REQUIRED WORK ▸ Seek out every line containing the word "this", and copy each.

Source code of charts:
*-*-*
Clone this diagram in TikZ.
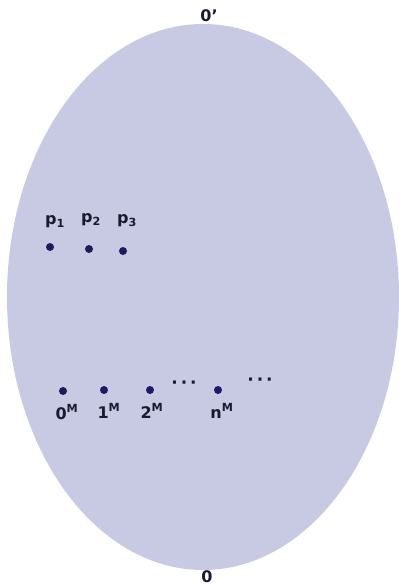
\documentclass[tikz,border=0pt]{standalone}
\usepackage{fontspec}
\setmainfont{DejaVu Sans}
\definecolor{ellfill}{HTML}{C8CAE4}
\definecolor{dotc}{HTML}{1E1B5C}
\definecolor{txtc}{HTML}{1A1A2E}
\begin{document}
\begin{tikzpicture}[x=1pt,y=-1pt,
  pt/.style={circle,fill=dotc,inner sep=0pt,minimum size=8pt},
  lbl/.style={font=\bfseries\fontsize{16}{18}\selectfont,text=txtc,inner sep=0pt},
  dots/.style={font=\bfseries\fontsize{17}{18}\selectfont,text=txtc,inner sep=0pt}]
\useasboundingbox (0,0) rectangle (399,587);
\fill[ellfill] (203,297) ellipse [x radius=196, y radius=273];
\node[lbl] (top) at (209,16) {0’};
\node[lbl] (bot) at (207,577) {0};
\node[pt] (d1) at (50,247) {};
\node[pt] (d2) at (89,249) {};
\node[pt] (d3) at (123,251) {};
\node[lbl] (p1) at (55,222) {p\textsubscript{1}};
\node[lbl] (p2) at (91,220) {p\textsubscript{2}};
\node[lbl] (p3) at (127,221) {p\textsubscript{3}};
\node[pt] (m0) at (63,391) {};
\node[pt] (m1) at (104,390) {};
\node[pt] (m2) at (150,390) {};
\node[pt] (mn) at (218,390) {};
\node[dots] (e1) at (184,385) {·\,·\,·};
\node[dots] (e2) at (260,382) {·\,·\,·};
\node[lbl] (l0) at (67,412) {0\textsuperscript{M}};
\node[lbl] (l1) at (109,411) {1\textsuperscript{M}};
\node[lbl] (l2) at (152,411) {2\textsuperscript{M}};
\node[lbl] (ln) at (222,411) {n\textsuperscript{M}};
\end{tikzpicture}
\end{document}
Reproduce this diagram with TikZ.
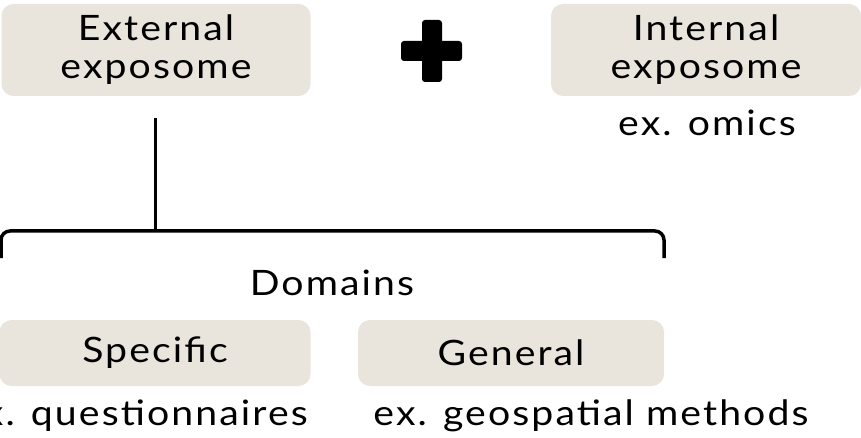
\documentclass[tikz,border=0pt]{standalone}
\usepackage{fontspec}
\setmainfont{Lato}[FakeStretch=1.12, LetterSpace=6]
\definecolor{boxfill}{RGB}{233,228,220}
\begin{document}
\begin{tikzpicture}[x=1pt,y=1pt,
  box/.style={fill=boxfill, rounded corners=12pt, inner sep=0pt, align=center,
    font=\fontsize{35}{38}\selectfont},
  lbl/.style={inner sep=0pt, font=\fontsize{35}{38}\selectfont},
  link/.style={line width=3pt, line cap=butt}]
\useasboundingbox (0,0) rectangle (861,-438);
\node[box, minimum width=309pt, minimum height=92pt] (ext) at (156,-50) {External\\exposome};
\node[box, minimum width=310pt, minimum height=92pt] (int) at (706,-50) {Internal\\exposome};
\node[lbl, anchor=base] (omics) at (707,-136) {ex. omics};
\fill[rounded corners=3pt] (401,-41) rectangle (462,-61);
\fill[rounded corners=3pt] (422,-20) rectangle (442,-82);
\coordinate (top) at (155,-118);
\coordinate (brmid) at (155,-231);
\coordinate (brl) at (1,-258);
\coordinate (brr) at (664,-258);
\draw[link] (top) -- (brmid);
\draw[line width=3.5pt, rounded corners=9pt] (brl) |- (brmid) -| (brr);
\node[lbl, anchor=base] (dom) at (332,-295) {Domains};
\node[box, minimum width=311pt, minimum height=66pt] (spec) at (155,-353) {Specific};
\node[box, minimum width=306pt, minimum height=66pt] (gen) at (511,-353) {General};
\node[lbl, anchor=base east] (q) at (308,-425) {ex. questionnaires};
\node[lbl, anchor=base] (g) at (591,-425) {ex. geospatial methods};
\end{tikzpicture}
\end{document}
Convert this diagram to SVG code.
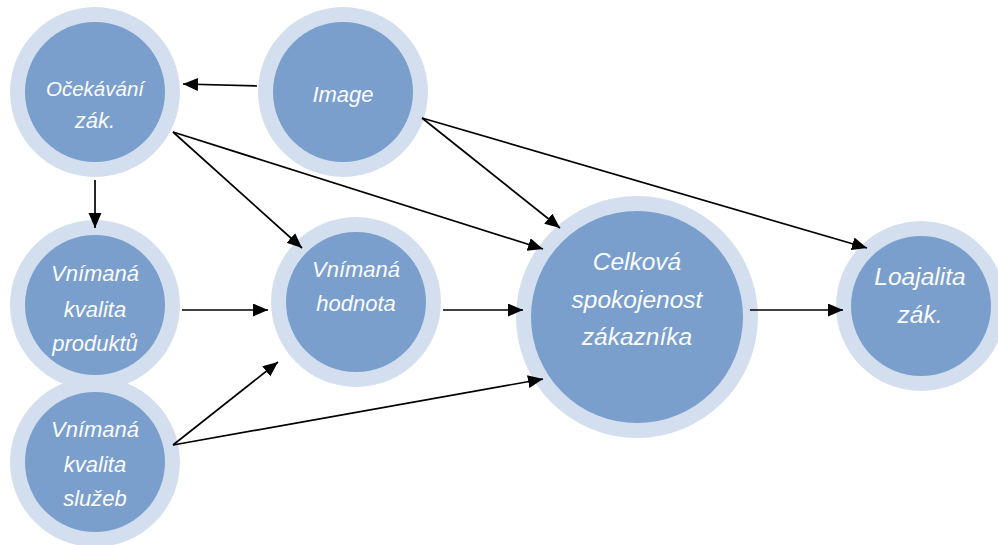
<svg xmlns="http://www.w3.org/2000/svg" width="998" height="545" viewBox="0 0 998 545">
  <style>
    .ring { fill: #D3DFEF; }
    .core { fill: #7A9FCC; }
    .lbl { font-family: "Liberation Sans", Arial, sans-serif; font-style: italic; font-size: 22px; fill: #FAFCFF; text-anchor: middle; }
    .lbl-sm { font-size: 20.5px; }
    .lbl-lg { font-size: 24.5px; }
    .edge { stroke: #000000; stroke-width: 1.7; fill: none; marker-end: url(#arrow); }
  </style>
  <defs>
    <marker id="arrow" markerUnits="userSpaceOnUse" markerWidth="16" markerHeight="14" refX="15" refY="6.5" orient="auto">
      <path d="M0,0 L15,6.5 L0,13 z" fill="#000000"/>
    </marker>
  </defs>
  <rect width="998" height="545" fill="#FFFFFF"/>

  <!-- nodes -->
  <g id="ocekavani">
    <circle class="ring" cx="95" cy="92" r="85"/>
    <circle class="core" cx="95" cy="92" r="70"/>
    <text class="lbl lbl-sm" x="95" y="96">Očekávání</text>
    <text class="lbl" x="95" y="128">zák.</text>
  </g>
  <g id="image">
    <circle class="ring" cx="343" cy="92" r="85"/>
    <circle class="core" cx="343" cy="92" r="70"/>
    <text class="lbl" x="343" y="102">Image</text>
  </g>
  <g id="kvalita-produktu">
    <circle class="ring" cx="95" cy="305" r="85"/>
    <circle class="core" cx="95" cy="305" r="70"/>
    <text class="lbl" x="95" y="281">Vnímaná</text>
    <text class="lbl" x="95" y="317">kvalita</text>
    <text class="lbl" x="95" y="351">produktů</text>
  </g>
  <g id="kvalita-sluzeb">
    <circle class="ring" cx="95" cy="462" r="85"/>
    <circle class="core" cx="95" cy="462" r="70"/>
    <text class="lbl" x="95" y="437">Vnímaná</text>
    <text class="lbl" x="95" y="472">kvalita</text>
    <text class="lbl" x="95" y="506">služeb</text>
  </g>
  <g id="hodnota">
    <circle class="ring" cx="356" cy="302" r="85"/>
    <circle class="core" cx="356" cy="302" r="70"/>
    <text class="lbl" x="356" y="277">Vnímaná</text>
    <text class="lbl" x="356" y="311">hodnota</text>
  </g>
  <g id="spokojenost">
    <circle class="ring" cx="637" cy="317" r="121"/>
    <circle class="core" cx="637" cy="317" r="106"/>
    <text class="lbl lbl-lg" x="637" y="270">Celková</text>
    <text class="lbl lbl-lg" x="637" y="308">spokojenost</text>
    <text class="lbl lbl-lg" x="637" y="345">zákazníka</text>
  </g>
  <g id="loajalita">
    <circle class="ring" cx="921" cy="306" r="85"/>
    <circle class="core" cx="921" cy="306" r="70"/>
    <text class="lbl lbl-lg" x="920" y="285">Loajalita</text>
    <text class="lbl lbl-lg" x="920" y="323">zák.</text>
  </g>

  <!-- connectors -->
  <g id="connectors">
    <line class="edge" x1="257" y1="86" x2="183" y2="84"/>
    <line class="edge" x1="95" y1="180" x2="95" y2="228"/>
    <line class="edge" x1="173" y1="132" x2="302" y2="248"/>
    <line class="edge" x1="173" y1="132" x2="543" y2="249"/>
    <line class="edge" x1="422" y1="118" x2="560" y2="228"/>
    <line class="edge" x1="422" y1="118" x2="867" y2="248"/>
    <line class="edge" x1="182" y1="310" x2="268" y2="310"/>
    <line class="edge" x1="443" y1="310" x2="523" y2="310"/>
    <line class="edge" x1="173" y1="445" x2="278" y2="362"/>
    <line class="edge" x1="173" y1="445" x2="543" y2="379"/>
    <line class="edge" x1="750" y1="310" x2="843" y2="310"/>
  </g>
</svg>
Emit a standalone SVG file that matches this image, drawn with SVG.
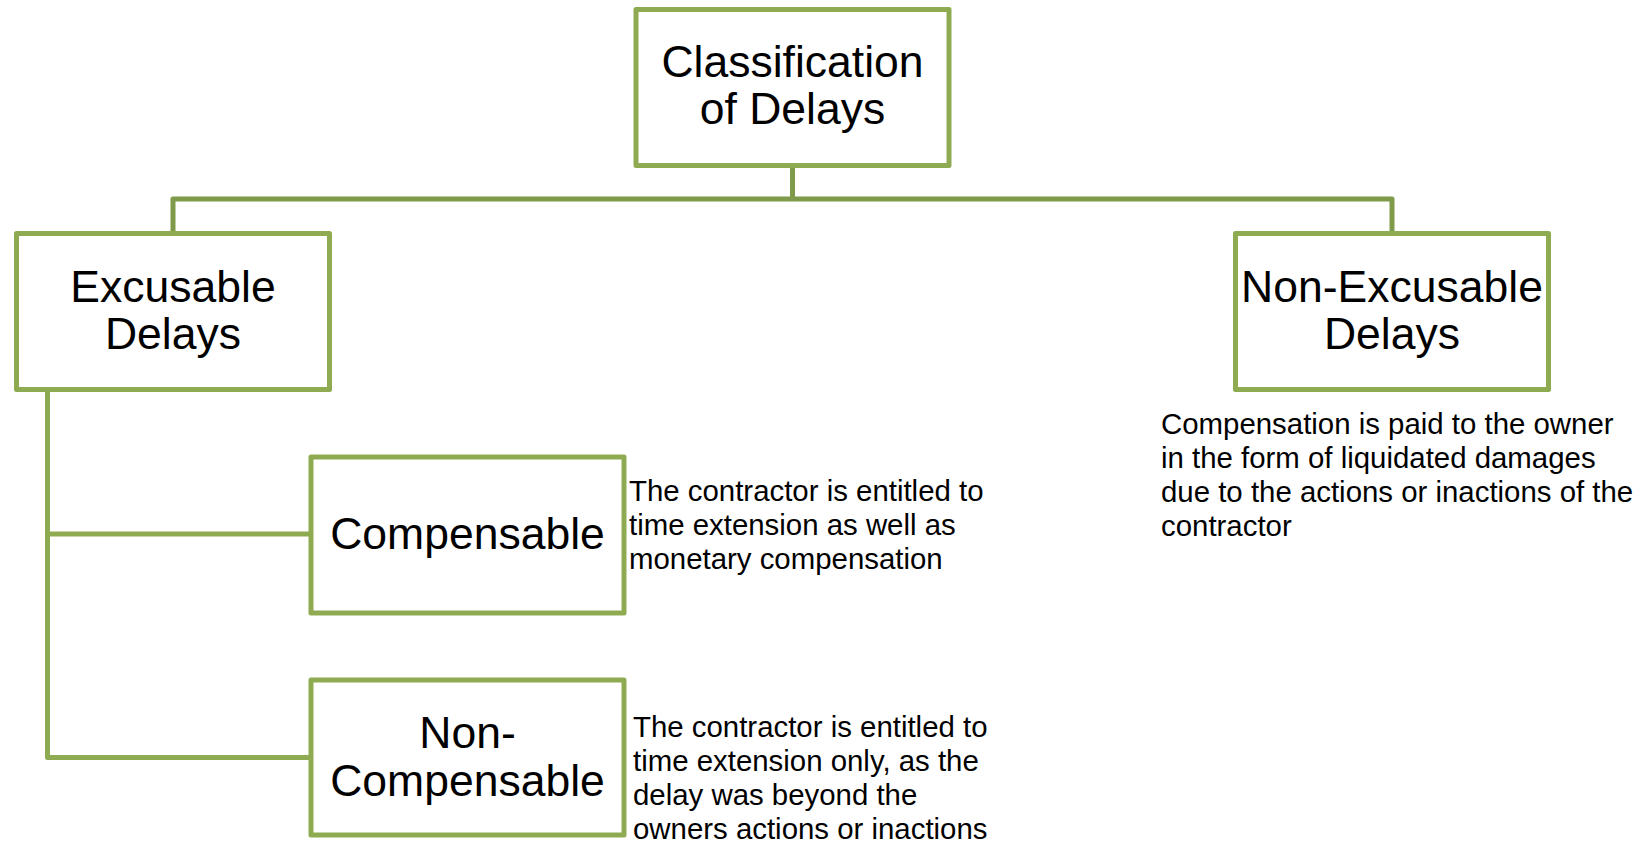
*-*-*
COMPLETE RESPONSE ▸
Clone this diagram in TikZ.
Reproduce this diagram with TikZ.
Convert this diagram to SVG code.
Emit a standalone SVG file that matches this image, drawn with SVG.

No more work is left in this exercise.